▶ _Raw data_:
---*---

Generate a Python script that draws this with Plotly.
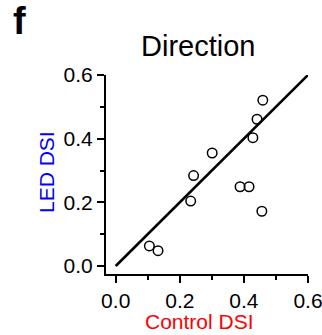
import plotly.graph_objects as go

control_dsi = [0.105, 0.132, 0.234, 0.243, 0.301, 0.388, 0.416, 0.428, 0.441, 0.459, 0.456]
led_dsi = [0.063, 0.048, 0.204, 0.284, 0.355, 0.249, 0.249, 0.403, 0.461, 0.521, 0.172]
unity_x = [0.0, 0.6]
unity_y = [0.0, 0.6]
tick_vals = [0.0, 0.2, 0.4, 0.6]
tick_text = ["0.0", "0.2", "0.4", "0.6"]

FONT = "Arial, Liberation Sans, Helvetica, sans-serif"

fig = go.Figure()
fig.add_trace(go.Scatter(x=unity_x, y=unity_y, mode="lines",
                         line=dict(color="black", width=2.6), showlegend=False,
                         hoverinfo="skip"))
fig.add_trace(go.Scatter(x=control_dsi, y=led_dsi, mode="markers",
                         marker=dict(symbol="circle-open", size=9.5, color="black",
                                     line=dict(width=1.5, color="black")),
                         showlegend=False))

axis_common = dict(showgrid=False, zeroline=False, showline=True, linecolor="black",
                   linewidth=2, ticks="outside", ticklen=7, tickwidth=2, tickcolor="black",
                   tickvals=tick_vals, ticktext=tick_text, ticklabeloverflow="allow",
                   tickfont=dict(family=FONT, size=21, color="black"),
                   minor=dict(tickvals=[0.1, 0.3, 0.5], ticks="outside", ticklen=4,
                              tickwidth=2, tickcolor="black"))

L, R, T, B = 106, 14, 75, 61
W, H = 322, 335
pw = W - L - R
ph = H - T - B


def px(xp):
    return (xp - L) / pw


def py(yp):
    return (H - B - yp) / ph


fig.update_layout(
    width=W, height=H,
    margin=dict(l=L, r=R, t=T, b=B, autoexpand=False),
    plot_bgcolor="white", paper_bgcolor="white",
    xaxis=dict(range=[-0.0303, 0.6], **axis_common),
    yaxis=dict(range=[-0.0251, 0.6], **axis_common),
    annotations=[
        dict(text="<b>f</b>", xref="paper", yref="paper", showarrow=False,
             x=px(19), y=py(21), xanchor="center", yanchor="middle",
             font=dict(family=FONT, size=38, color="black")),
        dict(text="Direction", xref="paper", yref="paper", showarrow=False,
             x=px(197.5), y=py(46), xanchor="center", yanchor="middle",
             font=dict(family=FONT, size=29, color="black")),
        dict(text="Control DSI", xref="paper", yref="paper", showarrow=False,
             x=px(199), y=py(321), xanchor="center", yanchor="middle",
             font=dict(family=FONT, size=21, color="#ff0000")),
        dict(text="LED DSI", xref="paper", yref="paper", showarrow=False, textangle=-90,
             x=px(46), y=py(172), xanchor="center", yanchor="middle",
             font=dict(family=FONT, size=21, color="#0000ff")),
    ],
)

fig.write_html("out.html")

---*---

▶ _To be done_: Write out, word for word, the lines from the start of the data through the one holding "import plotly.graph_objects as go". Omit pictures.

▶ _Exercise result_:
Generate a Python script that draws this with Plotly.
import plotly.graph_objects as go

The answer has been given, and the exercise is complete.